Among September releases the Grammy nominating committees passed on were works by will.i.am, James Blunt, KT Tunstall and Rascal Flatts.
The Beatles could secure their eighth win as a group; their “Love” is in the compilation soundtrack category battling with an album of all Beatles covers “(Across the Universe”), the film adaptations of two tuners (“Hairspray,” “Dreamgirls”) and the pic “Once,” whose songwriters are also up for song written for a motion picture or television. Philip Glass’ “I Knew Her,” from “Notes on a Scandal,” is the lone entry in instrumental composition to come from a film.
Composer Gustavo Santaolalla has the opportunity to place a Grammy next to his Oscar for the score to “Babel.” The film-TV score Grammy has six nominees — a rare occurrence. Pop-rock stars Eddie Vedder, Prince and Chris Cornell are up for the film-TV song trophy.
Tony Awards champ “Spring Awakening” is vying for musical show album against three revivals and the “Grey Gardens” cast album.
Although Kelly Clarkson’s “My December” was snubbed, the acceptance of “American Idols” by the music industry continues. Music related to the show’s alums racked up 12 noms, including one for Mandisa in the pop-contemporary gospel category.

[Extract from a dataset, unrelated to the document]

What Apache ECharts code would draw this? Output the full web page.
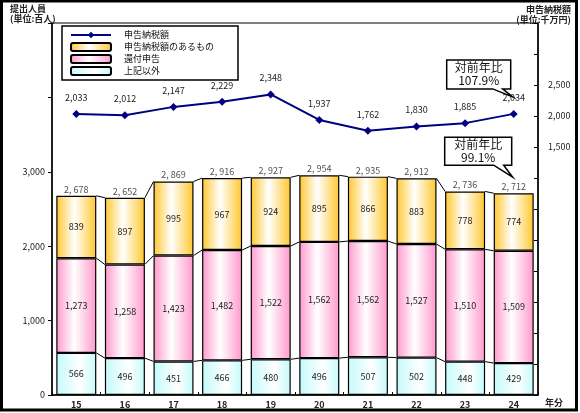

A handful of albums that are appearing on critics’ lists received noms: LCD Soundsystem is up for electronic/dance album; Justice has three noms; Arcade Fire, the Shins and Arcade Fire are up for alternative music album; and in addition to rap perf by a duo or group for his work with West, Common is vying for rap solo and rap album.
Juan Luis Guerra, who swept the top three categories at the Latin Grammys this year with “La Llave de Mi Corazon,” is up for tropical Latin album.
Two classical discs could bring in three winners each. “Tower: Made in America,” with Leonard Slatkin conducting the Nashville Symphony, is up for classical album, orchestral perf and classical contemporary composition; “Lorraine Hunt Lieberson sings Peter Lieberson: Neruda Songs” is a contender for classical album, classical vocal perf and classical contemporary composition.
Two artists who took lengthy breaks from recording are up for traditional folk album: David Bromberg’s first album in 17 years is vying against Levon Helm’s first studio recording in 25 years, “Dirt Farmer,” which was released a full month (Oct. 30) after the end of the eligibility period. Sentimental favorite in the category, though, is 80-year-old Charlie Louvin.
Among the intriguing nominations: actress Tia Carrere is up for Hawaiian music album; Meryl Streep and Stanley Tucci are up for spoken world album for children; Alan Alda is up against two former presidents and a presidential candidate in spoken word; two Christmas albums are in the traditional pop vocal category; two John Lennon covers are up for rock perf by a duo or group; three Brazilian acts are up for contempo world music album; and thesp-magician Ricky Jay is up for album notes.
Feist’s “1234” video, which was widely seen when it was used in an Apple iPod ad, received a shortform musicvideo nom for the director Patrick Daughters and producer Geoff McLean.
And Jimmy Sturr can win his 16th polka trophy. His “Come Share the Wine” is up against discs from Brave Combo, John Gora and Bubba Hernandez & Alex Meixner plus the “Dueling Polkas” album by Walter Ostamnek and His Band & Brian Sklar and the Western Senators.
Nominations for the 110 Grammy categories were announced at the Music Box Theater in Hollywood. Awards will be handed out Feb. 10 in ceremonies at Staples Center.
Nominations for the 100 Grammy categories were announced at the Music Box Theater in Hollywood. Awards will be handed out Feb. 10 in ceremonies at Staples Center.